На женских сельскохозяйственных курсах княгини Голицыной курсистки ещё позавчера стали шумно обсуждать: продолжать ли занятия или прервать их и кинуться в события. Разумеется, не спрашивали мнения профессоров, ни даже директора курсов, всеми любимого профессора Прянишникова, а только друг друга. И множественные и самые громкие голоса были: прервать и кинуться!
И – кинулись.
Ксенья Томчак колебалась. Она охотно и продолжала бы занятия, она любила их и успевала по всем предметам отлично. Но не имела строгости поднять голос против большинства.

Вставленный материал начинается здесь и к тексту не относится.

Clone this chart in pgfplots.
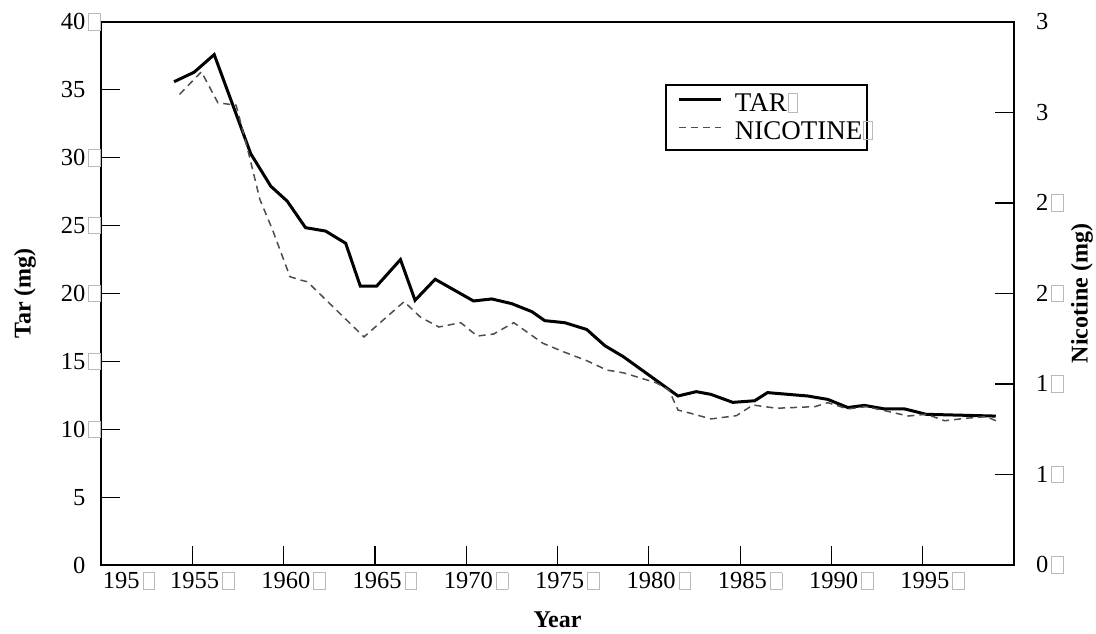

Да и что ж, кинуться так кинуться! – в этом было своё веселье, а московской жизни у неё и оставался всего кусочек 4-го курса да 5-й – и утопиться в кубанской степи навсегда. И так со вторника высыпали они со своих курсов, разнеслись стайками по Москве и носились то в солнечном морозце, то в косовато-ветренном снежке. Сперва свои, потом соединялись и иначе, со знакомыми курсистками Герье и Медицинского, то потом со студентами, а в какой-то час – даже со старшими гимназистами, где-то разокравшими оружейный склад и всем курсисткам предлагавшими пистолеты – вооружиться на случай контрреволюции. (Но ни одна не взяла, а только смеялись).
На улицах незнакомые люди даже обнимались, как самые близкие. Все были опьянены этим небывалым праздником. Только поспевать, с думских ступенек выкрикивали что-то ораторы, не доносимое в глубину толпы, но всеми принимаемое одобрительно. Там, врезаясь в густоту, дефилировали целые батальоны со знамёнами и под музыку. Валили по мостовым одни люди – без трамваев, без извозчиков, без карет, без ломовиков, – и заполняли улицы, так что пройти нельзя. Такие толпы, говорят, не собирались ни на коронационные торжества, ни на похороны Муромцева. В центре города нет такой улицы, где не чернело бы море. Может быть пол-Москвы, а то миллион, – целый день идут, стоят, смотрят, машут, кричат «ура». (Первое движение появилось – грузовые сани, подрабатывали, и кому надо было спешить – садились и в шубках дорогих, свесив ножки). С постов городовые исчезли всюду – а появились студенты-«милиционеры» с повязками (и даже скауты со своими посохами), – и весело брались разбирать толпу: «Сознательные граждане! Не накопляйтесь тут, вы мешаете движению!»